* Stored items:

□ □ □ □ □ □ □

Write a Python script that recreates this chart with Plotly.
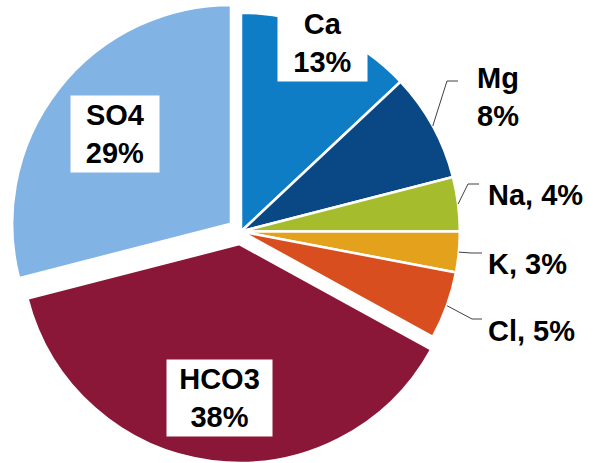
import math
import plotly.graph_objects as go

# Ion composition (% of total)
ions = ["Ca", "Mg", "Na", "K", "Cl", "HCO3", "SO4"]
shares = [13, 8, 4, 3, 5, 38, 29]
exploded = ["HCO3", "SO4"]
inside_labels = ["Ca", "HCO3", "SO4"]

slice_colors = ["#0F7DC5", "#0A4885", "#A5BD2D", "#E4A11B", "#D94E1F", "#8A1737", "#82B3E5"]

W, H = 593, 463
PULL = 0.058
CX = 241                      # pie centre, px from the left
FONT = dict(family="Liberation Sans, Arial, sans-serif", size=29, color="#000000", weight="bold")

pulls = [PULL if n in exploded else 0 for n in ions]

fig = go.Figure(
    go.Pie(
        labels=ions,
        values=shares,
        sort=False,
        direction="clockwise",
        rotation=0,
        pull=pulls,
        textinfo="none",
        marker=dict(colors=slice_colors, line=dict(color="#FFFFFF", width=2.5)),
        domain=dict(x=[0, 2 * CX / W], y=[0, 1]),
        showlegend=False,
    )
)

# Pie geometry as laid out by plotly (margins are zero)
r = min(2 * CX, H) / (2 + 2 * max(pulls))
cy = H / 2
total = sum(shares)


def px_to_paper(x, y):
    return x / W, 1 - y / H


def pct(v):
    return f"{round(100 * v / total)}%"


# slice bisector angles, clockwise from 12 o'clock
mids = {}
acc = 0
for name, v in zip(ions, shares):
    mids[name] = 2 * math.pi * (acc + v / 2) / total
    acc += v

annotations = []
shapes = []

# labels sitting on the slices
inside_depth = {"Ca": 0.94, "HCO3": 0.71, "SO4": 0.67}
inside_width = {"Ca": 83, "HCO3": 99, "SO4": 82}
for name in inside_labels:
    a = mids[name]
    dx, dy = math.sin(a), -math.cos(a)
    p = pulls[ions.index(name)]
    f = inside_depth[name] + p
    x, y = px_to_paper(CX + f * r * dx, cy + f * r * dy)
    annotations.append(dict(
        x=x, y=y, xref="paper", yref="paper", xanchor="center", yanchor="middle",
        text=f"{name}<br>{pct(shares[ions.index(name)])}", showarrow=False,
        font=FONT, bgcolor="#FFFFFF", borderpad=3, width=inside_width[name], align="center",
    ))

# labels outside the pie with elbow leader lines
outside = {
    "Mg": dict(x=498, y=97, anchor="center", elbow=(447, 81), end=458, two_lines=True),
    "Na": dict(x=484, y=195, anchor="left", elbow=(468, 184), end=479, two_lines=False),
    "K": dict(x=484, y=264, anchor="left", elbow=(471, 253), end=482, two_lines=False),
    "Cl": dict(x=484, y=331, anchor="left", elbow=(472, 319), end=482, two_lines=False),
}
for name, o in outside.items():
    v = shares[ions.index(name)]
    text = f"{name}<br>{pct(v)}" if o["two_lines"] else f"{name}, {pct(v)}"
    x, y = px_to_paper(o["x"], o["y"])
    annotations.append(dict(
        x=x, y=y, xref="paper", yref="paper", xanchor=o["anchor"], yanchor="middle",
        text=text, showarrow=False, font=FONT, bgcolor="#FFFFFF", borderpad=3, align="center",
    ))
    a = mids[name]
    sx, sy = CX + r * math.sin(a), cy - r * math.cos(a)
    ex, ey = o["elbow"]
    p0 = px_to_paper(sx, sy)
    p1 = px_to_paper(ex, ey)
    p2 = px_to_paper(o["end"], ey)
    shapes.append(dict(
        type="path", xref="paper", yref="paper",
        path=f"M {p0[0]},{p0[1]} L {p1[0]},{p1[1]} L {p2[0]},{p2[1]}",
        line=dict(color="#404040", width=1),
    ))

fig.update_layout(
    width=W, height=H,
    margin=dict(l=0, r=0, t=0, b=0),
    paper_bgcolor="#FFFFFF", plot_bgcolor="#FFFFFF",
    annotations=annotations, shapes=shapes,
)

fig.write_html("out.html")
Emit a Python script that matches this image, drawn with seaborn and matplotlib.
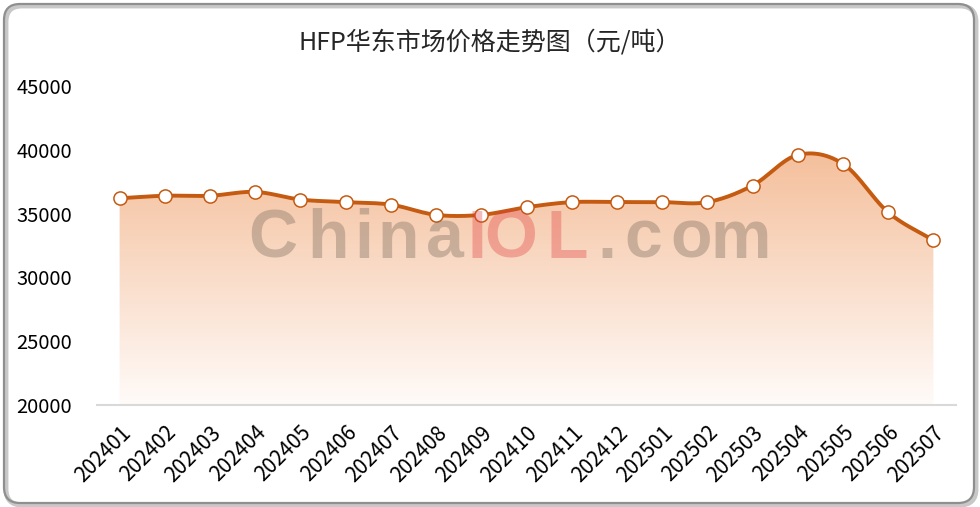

□ □ □ □ □ □ □

* Objective: Reproduce each entry verbatim, excluding any embedded images.

* Worked answer:
Write a Python script that recreates this chart with Plotly.
import math
import plotly.graph_objects as go

# Ion composition (% of total)
ions = ["Ca", "Mg", "Na", "K", "Cl", "HCO3", "SO4"]
shares = [13, 8, 4, 3, 5, 38, 29]
exploded = ["HCO3", "SO4"]
inside_labels = ["Ca", "HCO3", "SO4"]

slice_colors = ["#0F7DC5", "#0A4885", "#A5BD2D", "#E4A11B", "#D94E1F", "#8A1737", "#82B3E5"]

W, H = 593, 463
PULL = 0.058
CX = 241                      # pie centre, px from the left
FONT = dict(family="Liberation Sans, Arial, sans-serif", size=29, color="#000000", weight="bold")

pulls = [PULL if n in exploded else 0 for n in ions]

fig = go.Figure(
    go.Pie(
        labels=ions,
        values=shares,
        sort=False,
        direction="clockwise",
        rotation=0,
        pull=pulls,
        textinfo="none",
        marker=dict(colors=slice_colors, line=dict(color="#FFFFFF", width=2.5)),
        domain=dict(x=[0, 2 * CX / W], y=[0, 1]),
        showlegend=False,
    )
)

# Pie geometry as laid out by plotly (margins are zero)
r = min(2 * CX, H) / (2 + 2 * max(pulls))
cy = H / 2
total = sum(shares)


def px_to_paper(x, y):
    return x / W, 1 - y / H


def pct(v):
    return f"{round(100 * v / total)}%"


# slice bisector angles, clockwise from 12 o'clock
mids = {}
acc = 0
for name, v in zip(ions, shares):
    mids[name] = 2 * math.pi * (acc + v / 2) / total
    acc += v

annotations = []
shapes = []

# labels sitting on the slices
inside_depth = {"Ca": 0.94, "HCO3": 0.71, "SO4": 0.67}
inside_width = {"Ca": 83, "HCO3": 99, "SO4": 82}
for name in inside_labels:
    a = mids[name]
    dx, dy = math.sin(a), -math.cos(a)
    p = pulls[ions.index(name)]
    f = inside_depth[name] + p
    x, y = px_to_paper(CX + f * r * dx, cy + f * r * dy)
    annotations.append(dict(
        x=x, y=y, xref="paper", yref="paper", xanchor="center", yanchor="middle",
        text=f"{name}<br>{pct(shares[ions.index(name)])}", showarrow=False,
        font=FONT, bgcolor="#FFFFFF", borderpad=3, width=inside_width[name], align="center",
    ))

# labels outside the pie with elbow leader lines
outside = {
    "Mg": dict(x=498, y=97, anchor="center", elbow=(447, 81), end=458, two_lines=True),
    "Na": dict(x=484, y=195, anchor="left", elbow=(468, 184), end=479, two_lines=False),
    "K": dict(x=484, y=264, anchor="left", elbow=(471, 253), end=482, two_lines=False),
    "Cl": dict(x=484, y=331, anchor="left", elbow=(472, 319), end=482, two_lines=False),
}
for name, o in outside.items():
    v = shares[ions.index(name)]
    text = f"{name}<br>{pct(v)}" if o["two_lines"] else f"{name}, {pct(v)}"
    x, y = px_to_paper(o["x"], o["y"])
    annotations.append(dict(
        x=x, y=y, xref="paper", yref="paper", xanchor=o["anchor"], yanchor="middle",
        text=text, showarrow=False, font=FONT, bgcolor="#FFFFFF", borderpad=3, align="center",
    ))
    a = mids[name]
    sx, sy = CX + r * math.sin(a), cy - r * math.cos(a)
    ex, ey = o["elbow"]
    p0 = px_to_paper(sx, sy)
    p1 = px_to_paper(ex, ey)
    p2 = px_to_paper(o["end"], ey)
    shapes.append(dict(
        type="path", xref="paper", yref="paper",
        path=f"M {p0[0]},{p0[1]} L {p1[0]},{p1[1]} L {p2[0]},{p2[1]}",
        line=dict(color="#404040", width=1),
    ))

fig.update_layout(
    width=W, height=H,
    margin=dict(l=0, r=0, t=0, b=0),
    paper_bgcolor="#FFFFFF", plot_bgcolor="#FFFFFF",
    annotations=annotations, shapes=shapes,
)

fig.write_html("out.html")
Emit a Python script that matches this image, drawn with seaborn and matplotlib.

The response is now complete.